In applying this doctrine to this case, the LAC essentially held that the employer had two choices, to accept or to reject the finding and or the sanction. However, as we have seen, the employer initially accepted the finding and the outcome, and actually implemented it by sending Mr Beyers to a re-training course, and upon his completion of the said re-training, took him back to his old post. It was only after NUM had raised the issue the the employer sought to have the matter reviewed.

The LAC also made reference to the Constitutional Court’s sentiments expressed in the case: Equity Aviation Services (Pty) Ltd v Commission for Conciliation, Mediation and Arbitration and Others had this to say on the matter of doctrine of election:

“One or other of two parties between whom some legal relationship subsists is sometimes faced with two alternatives and entirely inconsistent courses of action or remedies. The principle that in this situation the law will not allow that party to blow hot and cold is a fundamental one of general application.”

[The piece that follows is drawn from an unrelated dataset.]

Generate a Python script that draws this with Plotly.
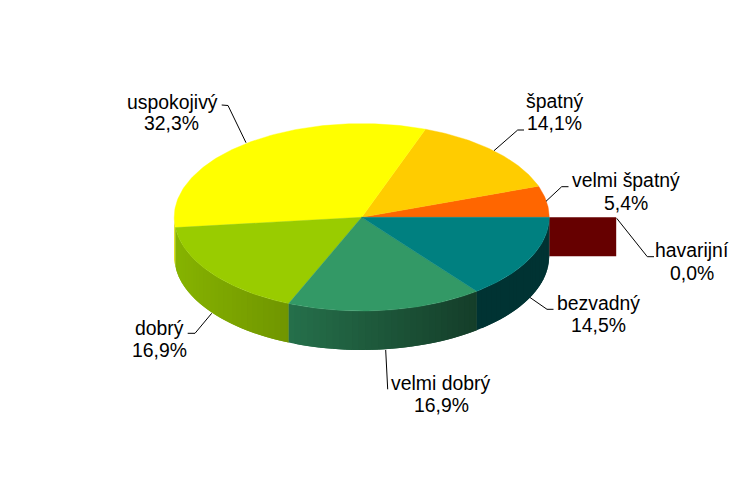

According to the minutes of the disciplinary hearing in question, the presiding officer did consult the Employee Relations manager who endorsed the sanction issued to Beyers.  

So, what are the lessons to be learned from this case?

• An employer must at all times make it clear that, should it be their policy, they have a right to review verdicts and sanctions as well as grounds for doing so.

• That said, employers need to be cognisant of the fact that their right to review verdicts and/or sanctions will invariably be challenged by affected employees, and as such, they should ensure that there are no gaping loopholes as we saw in the above matter.

• That the policy to review verdicts and/or sanctions must be based, not only on demonstrable pursuit of fairness, but that there must exist exceptional circumstances justifying such review.

• Lastly, it goes without saying that the policy to review verdicts and/or sanctions must be applied consistently across an organisation.